Begin GIVEN DATA

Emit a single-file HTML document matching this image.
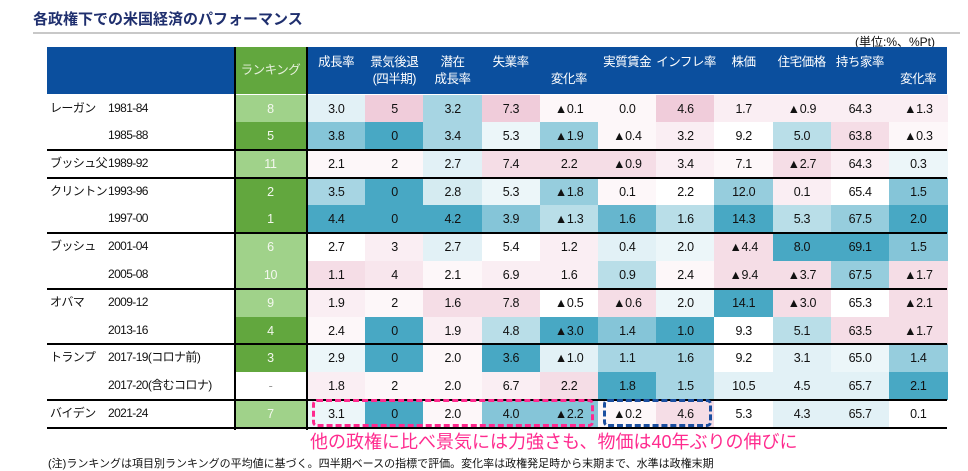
<!DOCTYPE html>
<html><head><meta charset="utf-8">
<style>
body{margin:0;width:968px;height:459px;overflow:hidden;background:#fff;font-family:"Liberation Sans","Noto Sans CJK JP",sans-serif;position:relative}
.a{position:absolute}
.c{position:absolute;display:flex;align-items:center;justify-content:center;font-size:12.5px;color:#111;letter-spacing:-0.3px}
.h{position:absolute;color:#fff;font-size:12.5px;text-align:center;line-height:17px;white-space:nowrap;letter-spacing:-0.5px}
.lbl{position:absolute;font-size:12px;color:#111;line-height:16px;letter-spacing:-0.6px;white-space:nowrap}
</style></head><body>
<div class="a" style="left:33px;top:8px;font-size:15px;font-weight:bold;color:#1f2f6e">各政権下での米国経済のパフォーマンス</div>
<div class="a" style="left:33px;top:32px;width:927px;height:2px;background:#c8c8c8"></div>
<div class="a" style="left:855px;top:33px;font-size:12px;color:#111">(単位:%、%Pt)</div>
<div class="a" style="left:47px;top:47px;width:900px;height:47px;background:#0b4f9e"></div>
<div class="a" style="left:234px;top:47px;width:73px;height:47px;background:#62a73e"></div>
<div class="h" style="left:234px;top:62px;width:73px;color:#e6f0dc">ランキング</div>
<div id="tbl"></div>
<div class="a" style="left:312px;top:399px;width:282px;height:28px;border:3px dashed #ff2a8e;border-radius:5px;box-sizing:border-box"></div>
<div class="a" style="left:603px;top:399px;width:109px;height:28px;border:3px dashed #1b4fa0;border-radius:5px;box-sizing:border-box"></div>
<div class="a" style="left:310px;top:428px;font-size:18px;color:#ff2a8e;white-space:nowrap">他の政権に比べ景気には力強さも、物価は40年ぶりの伸びに</div>
<div class="a" style="left:48px;top:455px;font-size:11px;color:#111;white-space:nowrap">(注)ランキングは項目別ランキングの平均値に基づく。四半期ベースの指標で評価。変化率は政権発足時から末期まで、水準は政権末期</div>
<script>
const headers=[["成長率",""],["景気後退","(四半期)"],["潜在","成長率"],["失業率",""],["","変化率"],["実質賃金",""],["インフレ率",""],["株価",""],["住宅価格",""],["持ち家率",""],["","変化率"]];
const admins=["レーガン","","ブッシュ父","クリントン","","ブッシュ","","オバマ","","トランプ","","バイデン"];
const periods=["1981-84","1985-88","1989-92","1993-96","1997-00","2001-04","2005-08","2009-12","2013-16","2017-19(コロナ前)","2017-20(含むコロナ)","2021-24"];
const ranks=["8","5","11","2","1","6","10","9","4","3","-","7"];
const values=[
["3.0","5","3.2","7.3","▲0.1","0.0","4.6","1.7","▲0.9","64.3","▲1.3"],
["3.8","0","3.4","5.3","▲1.9","▲0.4","3.2","9.2","5.0","63.8","▲0.3"],
["2.1","2","2.7","7.4","2.2","▲0.9","3.4","7.1","▲2.7","64.3","0.3"],
["3.5","0","2.8","5.3","▲1.8","0.1","2.2","12.0","0.1","65.4","1.5"],
["4.4","0","4.2","3.9","▲1.3","1.6","1.6","14.3","5.3","67.5","2.0"],
["2.7","3","2.7","5.4","1.2","0.4","2.0","▲4.4","8.0","69.1","1.5"],
["1.1","4","2.1","6.9","1.6","0.9","2.4","▲9.4","▲3.7","67.5","▲1.7"],
["1.9","2","1.6","7.8","▲0.5","▲0.6","2.0","14.1","▲3.0","65.3","▲2.1"],
["2.4","0","1.9","4.8","▲3.0","1.4","1.0","9.3","5.1","63.5","▲1.7"],
["2.9","0","2.0","3.6","▲1.0","1.1","1.6","9.2","3.1","65.0","1.4"],
["1.8","2","2.0","6.7","2.2","1.8","1.5","10.5","4.5","65.7","2.1"],
["3.1","0","2.0","4.0","▲2.2","▲0.2","4.6","5.3","4.3","65.7","0.1"]];
const shade=[
[-0.5,3,-2,3,0.5,0.5,3,1,1,1,1],
[-3,-5,-2,-0.3,-2.5,0.5,1,0,-1.5,2,0.5],
[0.5,0.5,-0.5,2,2,2,1,0.5,2,1,-0.3],
[-2,-5,-0.8,-0.3,-2.5,0.5,0,-2.5,1,0,-3],
[-5,-5,-5,-3,-1.5,-4,-1.5,-5,-1.5,-2.5,-5],
[0,1,-0.5,0,1,-0.5,-0.3,2,-5,-5,-3],
[2,1.5,0.5,1,1,-1.5,0.5,2,2,-2.5,2],
[1,0.5,2,2,0,2,-0.3,-5,2,0,2],
[0.5,-5,1,-1.5,-5,-3,-5,0,-1.5,2,2],
[-0.3,-5,0.5,-5,-0.5,-2,-2,0,-0.5,-0.3,-2.5],
[1,0.5,0.5,1,2,-5,-2,-0.5,-0.5,-0.5,-5],
[-0.3,-5,0.5,-3,-3,0.5,2,0,-0.5,-0.5,0]];
const rankDark=[0,1,0,1,1,0,0,0,1,1,2,0];
const rowTops=[95,122,150,178,205,233,261,289,317,344,372,400,428];
const groupLines=[150,178,233,289,344,400,428];
const X0=307,CW=58.2;
function colX(j){return X0+j*CW;}
function col(l){
  if(l===0)return"#ffffff";
  if(l<0){const t=Math.min(1,-l/5);const a=[255,255,255],b=[72,168,196];return"rgb("+a.map((v,i)=>Math.round(v+(b[i]-v)*Math.pow(t,0.8))).join(",")+")";}
  const t=Math.min(1,l/3);const a=[255,255,255],b=[240,204,218];return"rgb("+a.map((v,i)=>Math.round(v+(b[i]-v)*t)).join(",")+")";
}
const T=document.getElementById('tbl');
headers.forEach((h,j)=>{
  const d=document.createElement('div');d.className='h';
  d.style.left=colX(j)+'px';d.style.width=CW+'px';d.style.top='54px';
  d.innerHTML=h[0]+'<br>'+h[1];
  
  
  T.appendChild(d);
});
periods.forEach((p,i)=>{
  const y=rowTops[i],h=rowTops[i+1]-y;
  if(admins[i]){const a=document.createElement('div');a.className='lbl';a.textContent=admins[i];a.style.left='50px';a.style.top=(y+h/2-9)+'px';
    
    
    T.appendChild(a);}
  const pl=document.createElement('div');pl.className='lbl';pl.textContent=p;pl.style.left='108px';pl.style.top=(y+h/2-9)+'px';
  
  
  T.appendChild(pl);
  const r=document.createElement('div');r.className='c';r.textContent=ranks[i];
  r.style.cssText+=`left:234px;top:${y}px;width:73px;height:${h}px;color:${rankDark[i]==2?'#999':'#f4f8ef'};background:${rankDark[i]==1?'#62a73e':rankDark[i]==0?'#a0d28a':'#fff'}`;
  
  
  T.appendChild(r);
  values[i].forEach((v,j)=>{
    const c=document.createElement('div');c.className='c';c.textContent=v;
    c.style.left=colX(j)+'px';c.style.top=y+'px';c.style.width=(CW+0.5)+'px';c.style.height=h+'px';c.style.background=col(shade[i][j]);
    
    
    T.appendChild(c);
  });
});
groupLines.forEach((y,k)=>{
  const l=document.createElement('div');l.className='a';
  l.style.cssText=`left:47px;top:${y-1}px;width:900px;height:${k==groupLines.length-1?2:1.5}px;background:#000`;
  
  
  T.appendChild(l);
});
[234,306].forEach(x=>{
  const l=document.createElement('div');l.className='a';
  l.style.cssText=`left:${x}px;top:47px;width:1.5px;height:383px;background:#000`;
  
  
  T.appendChild(l);
});
</script>
</body></html>
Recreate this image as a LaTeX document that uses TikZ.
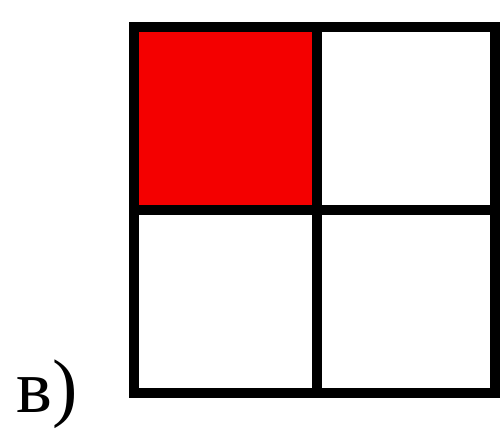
\documentclass[tikz,border=0pt]{standalone}
\usepackage{fontspec}
\usepackage{tikz}
\newfontfamily\labelfont{Liberation Serif}
\definecolor{ink}{HTML}{000000}
\definecolor{cellred}{HTML}{F40000}
\tikzset{
  cell/.style={draw=ink,line width=10pt,line join=miter},
  tag/.style={font=\labelfont\fontsize{76}{76}\selectfont,anchor=base west,inner sep=0pt,text=ink},
}
\begin{document}
\begin{tikzpicture}[x=1pt,y=-1pt]
  \useasboundingbox (0,0) rectangle (501,431);
  \fill[cellred] (134,27) rectangle (317,210);
  \draw[cell] (134,27) rectangle (495,393);
  \draw[cell] (317,27) -- (317,393);
  \draw[cell] (134,210) -- (495,210);
  \node[tag] (lbl) at (16,412) {в)};
\end{tikzpicture}
\end{document}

End GIVEN DATA

§ REQUIREMENTS: The answer is a single number: how many lines include the word "image"?

§ EXERCISE RESPONSE: 2